Nous pouvons néanmoins nous heurter à des difficultés matérielles et les familles d'accueil vers lesquelles nous nous efforçons assez systématiquement de diriger les enfants sont parfois dans l'impossibilité d'accueillir quatre enfants. Par ailleurs, il est bon qu'une famille d'accueil ait elle-même des enfants. Ceux-ci faciliteront l'intégration de l'enfant accueilli en son sein. Mais une famille qui a déjà deux enfants et qui devrait en accueillir quatre se heurte à des difficultés pratiques qui ne peuvent pas être facilement résolues !
C'est pourquoi, tout en comprenant parfaitement les motifs qui ont animé les auteurs de la proposition de loi, nous avons accepté, après quelques hésitations, que le texte soit inséré au début du titre neuvième du code civil relatif à l'autorité parentale.

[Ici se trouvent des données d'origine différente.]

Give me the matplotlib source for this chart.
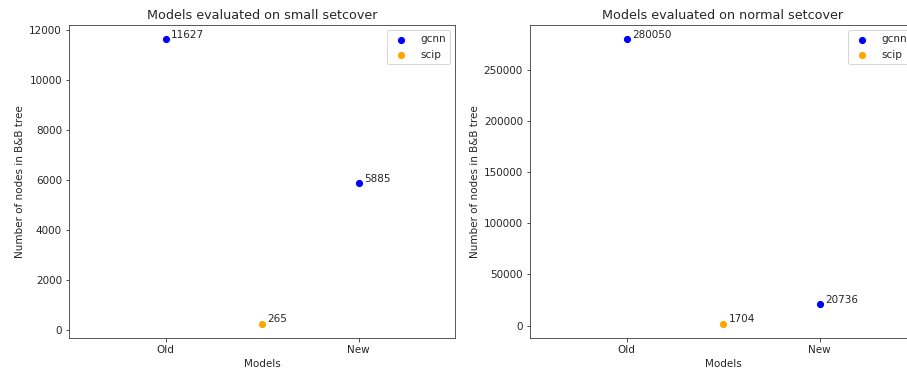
import matplotlib.pyplot as plt
import numpy as np

models = ["Old", "New"]
small_gcnn = [11627, 5885]
small_scip = [265]
normal_gcnn = [280050, 20736]
normal_scip = [1704]

panels = [
    ("Models evaluated on small setcover", small_gcnn, small_scip),
    ("Models evaluated on normal setcover", normal_gcnn, normal_scip),
]

plt.rcParams["font.size"] = 10.4
plt.rcParams["text.color"] = "#262626"
plt.rcParams["axes.labelcolor"] = "#262626"
plt.rcParams["xtick.color"] = "#262626"
plt.rcParams["ytick.color"] = "#262626"
plt.rcParams["axes.edgecolor"] = "#333333"

fig = plt.figure(figsize=(907 / 72, 374 / 72), dpi=72)
axes_pos = [
    [69 / 907, 36 / 374, 386 / 907, 313 / 374],
    [530 / 907, 36 / 374, 386 / 907, 313 / 374],
]

x_models = np.arange(len(models))
x_scip = [x_models.mean()]

for pos, (title, gcnn, scip) in zip(axes_pos, panels):
    ax = fig.add_axes(pos)
    ax.scatter(x_models, gcnn, color="blue", s=38, label="gcnn")
    ax.scatter(x_scip, scip, color="orange", s=38, label="scip")
    for x, y in zip(list(x_models) + x_scip, list(gcnn) + list(scip)):
        ax.annotate(str(y), (x, y), xytext=(5.5, 1.5), textcoords="offset points")
    ax.set_xlim(-0.5, 1.5)
    ax.set_xticks(x_models)
    ax.set_xticklabels(models)
    ax.set_title(title, fontsize=12.8)
    ax.set_xlabel("Models")
    ax.set_ylabel("Number of nodes in B&B tree")
    ax.legend(loc="upper right")

fig.savefig("out.png", dpi=72)
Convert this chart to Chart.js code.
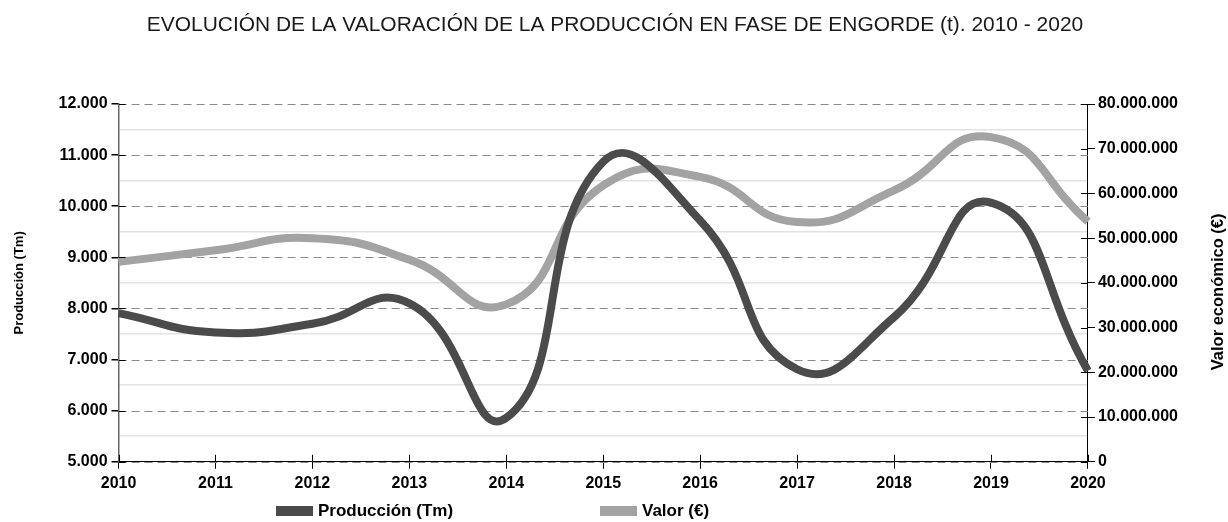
<!DOCTYPE html>
<html>
<head>
<meta charset="utf-8">
<script src="https://cdn.jsdelivr.net/npm/chart.js@4"></script>
<style>
  html, body { margin: 0; padding: 0; background: #fff; }
</style>
</head>
<body>
<canvas id="chart" width="1228" height="522"></canvas>
<script>
// Data
const years = ['2010', '2011', '2012', '2013', '2014', '2015', '2016', '2017', '2018', '2019', '2020'];
const produccion = [7910, 7530, 7700, 8100, 5860, 10870, 9720, 6810, 7830, 10070, 6780];
const valor = [44700000, 47300000, 50000000, 45200000, 35200000, 61800000, 63700000, 53600000, 60700000, 72600000, 53700000];

// Axis ranges
const prodMin = 5000, prodMax = 12000, prodStep = 1000;
const valorMin = 0, valorMax = 80000000, valorStep = 10000000;

const TITLE = 'EVOLUCIÓN DE LA VALORACIÓN DE LA PRODUCCIÓN EN FASE DE ENGORDE (t). 2010 - 2020';
const FONT = "'Liberation Sans', Arial, sans-serif";
const fmt = v => String(v).replace(/\B(?=(\d{3})+(?!\d))/g, '.');
const isMajor = v => (v - prodMin) % prodStep === 0;

// Dashed major grid lines, drawn under the series
const dashedGrid = {
    id: 'dashedGrid',
    beforeDatasetsDraw(chart) {
        const { ctx, chartArea: a, scales: { y } } = chart;
        ctx.save();
        ctx.strokeStyle = '#8a8a8a';
        ctx.lineWidth = 1;
        ctx.setLineDash([8, 5]);
        y.ticks.forEach(t => {
            if (!isMajor(t.value)) return;
            const py = Math.round(y.getPixelForValue(t.value)) + 0.5;
            ctx.beginPath();
            ctx.moveTo(a.left, py);
            ctx.lineTo(a.right, py);
            ctx.stroke();
        });
        ctx.restore();
    }
};

// Title, tick marks crossing the axes, right title and legend
const extras = {
    id: 'extras',
    afterDraw(chart) {
        const { ctx, chartArea: a, scales: { x, y, y1 } } = chart;

        ctx.save();
        ctx.fillStyle = '#1a1a1a';
        ctx.font = `20px ${FONT}`;
        ctx.textAlign = 'center';
        ctx.textBaseline = 'alphabetic';
        ctx.translate(615, 30.5);
        ctx.scale(1.047, 1);
        ctx.fillText(TITLE, 0, 0);
        ctx.restore();

        ctx.save();
        ctx.strokeStyle = '#000';
        ctx.lineWidth = 1;
        const seg = (x0, y0, x1, y1_) => {
            ctx.beginPath(); ctx.moveTo(x0, y0); ctx.lineTo(x1, y1_); ctx.stroke();
        };
        y.ticks.forEach(t => {
            if (!isMajor(t.value)) return;
            const py = Math.round(y.getPixelForValue(t.value)) + 0.5;
            seg(a.left, py, a.left + 7, py);
        });
        y1.ticks.forEach(t => {
            const py = Math.round(y1.getPixelForValue(t.value)) + 0.5;
            seg(a.right - 7, py, a.right, py);
        });
        x.ticks.forEach((t, i) => {
            const px = Math.round(x.getPixelForTick(i)) + 0.5;
            seg(px, a.bottom - 7, px, a.bottom);
        });

        // right axis title, reading bottom to top
        ctx.fillStyle = '#000';
        ctx.font = `bold 16.5px ${FONT}`;
        ctx.textAlign = 'center';
        ctx.textBaseline = 'middle';
        ctx.translate(1218, (a.top + a.bottom) / 2 + 9);
        ctx.rotate(-Math.PI / 2);
        ctx.fillText('Valor económico (€)', 0, 0);
        ctx.restore();

        // legend
        ctx.save();
        const legendX = [276, 600];
        ctx.font = `bold 17px ${FONT}`;
        ctx.textBaseline = 'middle';
        chart.data.datasets.forEach((ds, i) => {
            ctx.fillStyle = ds.borderColor;
            ctx.fillRect(legendX[i], 506, 37, 10);
            ctx.fillStyle = '#000';
            ctx.fillText(ds.label, legendX[i] + 42, 511);
        });
        ctx.restore();
    }
};

new Chart(document.getElementById('chart'), {
    type: 'line',
    data: {
        labels: years,
        datasets: [{
            label: 'Producción (Tm)',
            data: produccion,
            yAxisID: 'y',
            borderColor: '#4b4b4b',
            borderWidth: 8,
            tension: 0.5,
            pointRadius: 0
        }, {
            label: 'Valor (€)',
            data: valor,
            yAxisID: 'y1',
            borderColor: '#a3a3a3',
            borderWidth: 8,
            tension: 0.5,
            pointRadius: 0
        }]
    },
    options: {
        responsive: false,
        animation: false,
        layout: { padding: { left: 12, right: 47, top: 104, bottom: 24 } },
        plugins: {
            legend: { display: false },
            tooltip: { enabled: false },
            title: { display: false }
        },
        scales: {
            x: {
                offset: false,
                border: { color: '#000', width: 1 },
                grid: { drawOnChartArea: false, tickLength: 7, tickColor: '#000' },
                ticks: { color: '#000', padding: 5, maxRotation: 0, font: { family: FONT, size: 16, weight: 'bold' } }
            },
            y: {
                position: 'left',
                min: prodMin,
                max: prodMax,
                border: { color: '#666', width: 1.5 },
                grid: {
                    color: c => isMajor(c.tick.value) ? 'rgba(0,0,0,0)' : '#e2e2e2',
                    lineWidth: 1.5,
                    tickLength: 7,
                    tickColor: c => isMajor(c.tick.value) ? '#000' : 'rgba(0,0,0,0)'
                },
                ticks: {
                    stepSize: 500,
                    color: '#000',
                    padding: 4,
                    font: { family: FONT, size: 16, weight: 'bold' },
                    callback: v => isMajor(v) ? fmt(v) : ''
                },
                title: {
                    display: true,
                    text: 'Producción (Tm)',
                    color: '#000',
                    font: { family: FONT, size: 13, weight: 'bold' },
                    padding: { top: 0, bottom: 27 }
                }
            },
            y1: {
                position: 'right',
                min: valorMin,
                max: valorMax,
                border: { color: '#000', width: 1 },
                grid: { drawOnChartArea: false, tickLength: 7, tickColor: '#000' },
                ticks: {
                    stepSize: valorStep,
                    color: '#000',
                    padding: 3,
                    font: { family: FONT, size: 16, weight: 'bold' },
                    callback: v => fmt(v)
                }
            }
        }
    },
    plugins: [dashedGrid, extras]
});
</script>
</body>
</html>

Toutefois, il faut s'entourer de toutes les précautions nécessaires en ce domaine. Il ne s'agit pas, en effet, de remettre en cause sur des points essentiels l'autorité parentale. Comme M. le rapporteur l'a parfaitement exprimé, nous avons manifesté le souci que l'intention affirmée dans ce texte se traduise dans les faits sans bouleverser, par des conséquences inattendues, le droit de la famille, celui du divorce ou les modalités de la garde des enfants. Je songe notamment aux dispositions qui peuvent être prises dans le cadre du divorce sur requête conjointe, à propos de la répartition des enfants entre les parents.
Il s'agit là de données concrètes auxquelles il faut prêter attention, et tel est l'objet essentiel de la proposition de notre commission.
M. le président. Personne ne demande plus la parole dans la discussion générale ?...
La discussion générale est close.
Nous passons à la discussion de l'article unique.